Now that the millage increase has been approved, Gibbons said, this is where the majority of SMART’s additional funding will be directed.
“We’re going to do what we said and start replacing our bus fleet, which is our biggest goal right now,” she explained. “We plan to replace about 135 fixed-route buses over the next three years. We hope to place these bus orders as soon as possible because they sometimes take a year or a year and a half before they’re ready.”
SMART serves all of Macomb County and portions of Oakland and Wayne counties. Oakland and Wayne are considered to be “opt-in” counties, as individual municipalities there can opt in — or out — of SMART transportation services. For instance, Oakland County currently has 23 opt-in communities and 35 opt-out communities.

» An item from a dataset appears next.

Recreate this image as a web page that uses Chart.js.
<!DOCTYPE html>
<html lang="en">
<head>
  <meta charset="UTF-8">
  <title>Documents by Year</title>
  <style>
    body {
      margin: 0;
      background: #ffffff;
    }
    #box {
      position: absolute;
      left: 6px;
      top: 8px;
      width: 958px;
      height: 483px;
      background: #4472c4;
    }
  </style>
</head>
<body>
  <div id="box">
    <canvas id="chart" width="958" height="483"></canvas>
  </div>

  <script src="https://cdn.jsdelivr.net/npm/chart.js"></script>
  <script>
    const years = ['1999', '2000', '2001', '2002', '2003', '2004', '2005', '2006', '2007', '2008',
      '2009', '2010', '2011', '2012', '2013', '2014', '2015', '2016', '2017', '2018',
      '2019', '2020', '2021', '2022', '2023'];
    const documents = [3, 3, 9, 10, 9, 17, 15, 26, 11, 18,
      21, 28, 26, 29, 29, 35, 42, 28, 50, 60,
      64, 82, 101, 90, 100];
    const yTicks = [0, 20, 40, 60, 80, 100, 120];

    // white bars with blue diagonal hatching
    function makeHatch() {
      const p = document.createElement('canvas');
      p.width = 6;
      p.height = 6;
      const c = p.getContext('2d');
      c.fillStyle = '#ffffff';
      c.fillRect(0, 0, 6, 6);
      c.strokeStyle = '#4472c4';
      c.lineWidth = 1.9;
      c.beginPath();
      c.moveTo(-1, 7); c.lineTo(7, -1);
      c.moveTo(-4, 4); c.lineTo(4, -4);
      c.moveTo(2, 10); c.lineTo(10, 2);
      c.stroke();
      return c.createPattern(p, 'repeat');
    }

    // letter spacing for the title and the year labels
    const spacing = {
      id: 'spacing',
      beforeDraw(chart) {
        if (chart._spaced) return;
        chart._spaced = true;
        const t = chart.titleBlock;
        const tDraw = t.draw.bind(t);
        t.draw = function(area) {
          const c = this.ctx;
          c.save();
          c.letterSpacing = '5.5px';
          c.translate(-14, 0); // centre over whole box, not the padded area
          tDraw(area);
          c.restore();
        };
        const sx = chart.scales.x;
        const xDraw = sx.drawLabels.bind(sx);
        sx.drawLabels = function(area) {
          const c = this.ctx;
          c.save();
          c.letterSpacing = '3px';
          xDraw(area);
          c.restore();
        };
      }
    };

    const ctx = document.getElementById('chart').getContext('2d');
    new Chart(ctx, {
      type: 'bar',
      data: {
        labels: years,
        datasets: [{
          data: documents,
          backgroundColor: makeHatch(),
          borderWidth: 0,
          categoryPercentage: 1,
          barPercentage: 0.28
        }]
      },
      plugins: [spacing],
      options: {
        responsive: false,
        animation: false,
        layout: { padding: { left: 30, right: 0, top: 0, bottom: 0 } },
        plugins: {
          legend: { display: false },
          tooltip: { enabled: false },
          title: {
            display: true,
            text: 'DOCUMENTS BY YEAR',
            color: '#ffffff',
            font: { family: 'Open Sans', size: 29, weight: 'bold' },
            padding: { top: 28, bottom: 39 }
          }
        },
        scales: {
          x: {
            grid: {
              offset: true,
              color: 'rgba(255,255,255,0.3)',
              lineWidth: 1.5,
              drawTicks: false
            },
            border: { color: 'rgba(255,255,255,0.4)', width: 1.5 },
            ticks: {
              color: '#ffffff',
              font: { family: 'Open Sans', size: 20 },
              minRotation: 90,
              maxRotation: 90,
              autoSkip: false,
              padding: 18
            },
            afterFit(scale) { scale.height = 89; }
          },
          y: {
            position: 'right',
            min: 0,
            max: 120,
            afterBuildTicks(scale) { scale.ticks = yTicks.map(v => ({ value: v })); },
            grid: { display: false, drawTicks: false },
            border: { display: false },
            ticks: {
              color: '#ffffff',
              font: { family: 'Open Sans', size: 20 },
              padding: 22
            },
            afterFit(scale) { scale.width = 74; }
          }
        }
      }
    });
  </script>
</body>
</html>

The millage increase initially appeared to receive greater support in Oakland and Wayne counties, with the proposal gaining approval from about 63 percent of Wayne County voters and about 74 percent of Oakland County voters. Hackel pointed out, though, that this is because only the opt-in communities included the proposal on their ballots.
“Those percentages are a little misleading because Wayne and Oakland have so many opt-out communities,” he said. “We are the only county of the three that doesn’t have any communities that choose to opt out of SMART. If you look at the numbers, you’ll see that Macomb County actually had the most total votes (cast), even though our population is smaller than Wayne and Oakland.”
Flynn believes that SMART will play a key role in the future, especially in Macomb County, as officials continue to move forward with their plans for the new Regional Transit Authority (RTA). While the RTA’s plan is to install a rapid bus system along some of the busiest thoroughfares in metro Detroit, it would not include the many other roads that connect them.
“In the short term, our goal is for the Regional Transit Authority to establish rolling rapid transit along some of our major corridors,” Flynn said. “And that’s fantastic, but people also need to realize that we will still need a strong arterial transit network to bring people to and from those major corridors. That’s the role that SMART will continue to play as we move forward.”